Myth No. 4: The Green Party is a viable alternative.


This should be a historic opportunity for Green candidate Peter Camejo, who got 5 percent of the vote in last year’s gubernatorial election.


Fuggeddaboutit.


Camejo has pushed marijuana legalization and instant-runoff voting to the top of his agenda. These might be cutting-edge issues along the Venice boardwalk or in the UC Santa Cruz dorms, but they are not even remotely now on the minds of most California voters. The Greens’ preference for talking to themselves rather than to others destines the party to soon wash up and splinter like the Peace and Freedom folks. Eventually the California Greens will be meeting in one guy’s house with different sectarian groups caucusing in the living room and dining room.


Myth No. 5: An independent governor
couldn’t govern.


Nonsense. Only a populist independent could break up the special-interest logjam in Sacramento. That’s why I’m pulling for Arianna, the most progressive candidate with the broadest appeal. When it comes to solving the state’s economic crisis, the most Arnold has offered is that he will make sure all Californians have “fantastic jobs.” Right.


And Bustamante panders by vowing to roll back auto-registration fees.


Only Arianna has addressed the 900-pound gorilla of California politics: Proposition 13. Her number-one campaign vow is to start collecting fair — that is, radically increased — taxes on commercial (not residential) property.
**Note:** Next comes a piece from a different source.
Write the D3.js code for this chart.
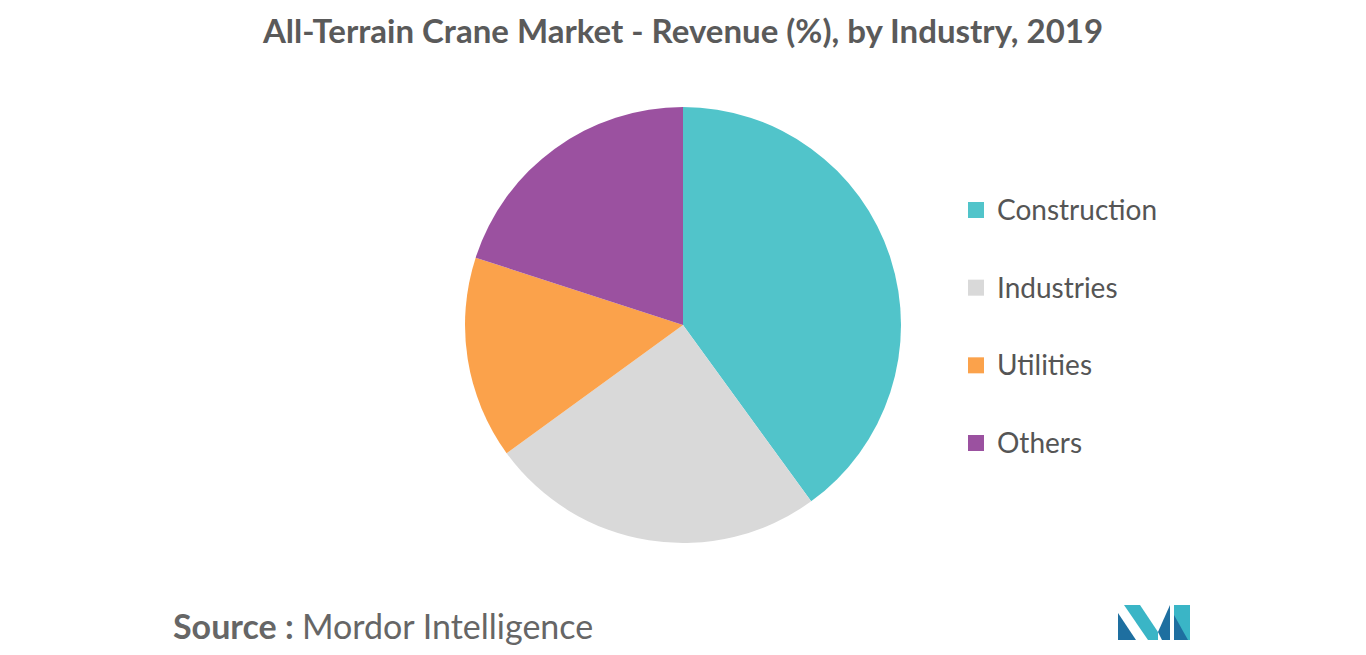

She says if elected, she would take that proposal, along with measures for public financing of elections, and a guarantee of universal health care and adequate education, to the Legislature. If, as expected, the Legislature balks, Huffington says she would place the whole package before the voters as a set of ballot initiatives and would use her bully pulpit as governor to push for their approval. That’s a serious, responsible and plausible outline for deep reform. The only one on that very long ballot. But beware: To be successful, it would require actually trusting the voters.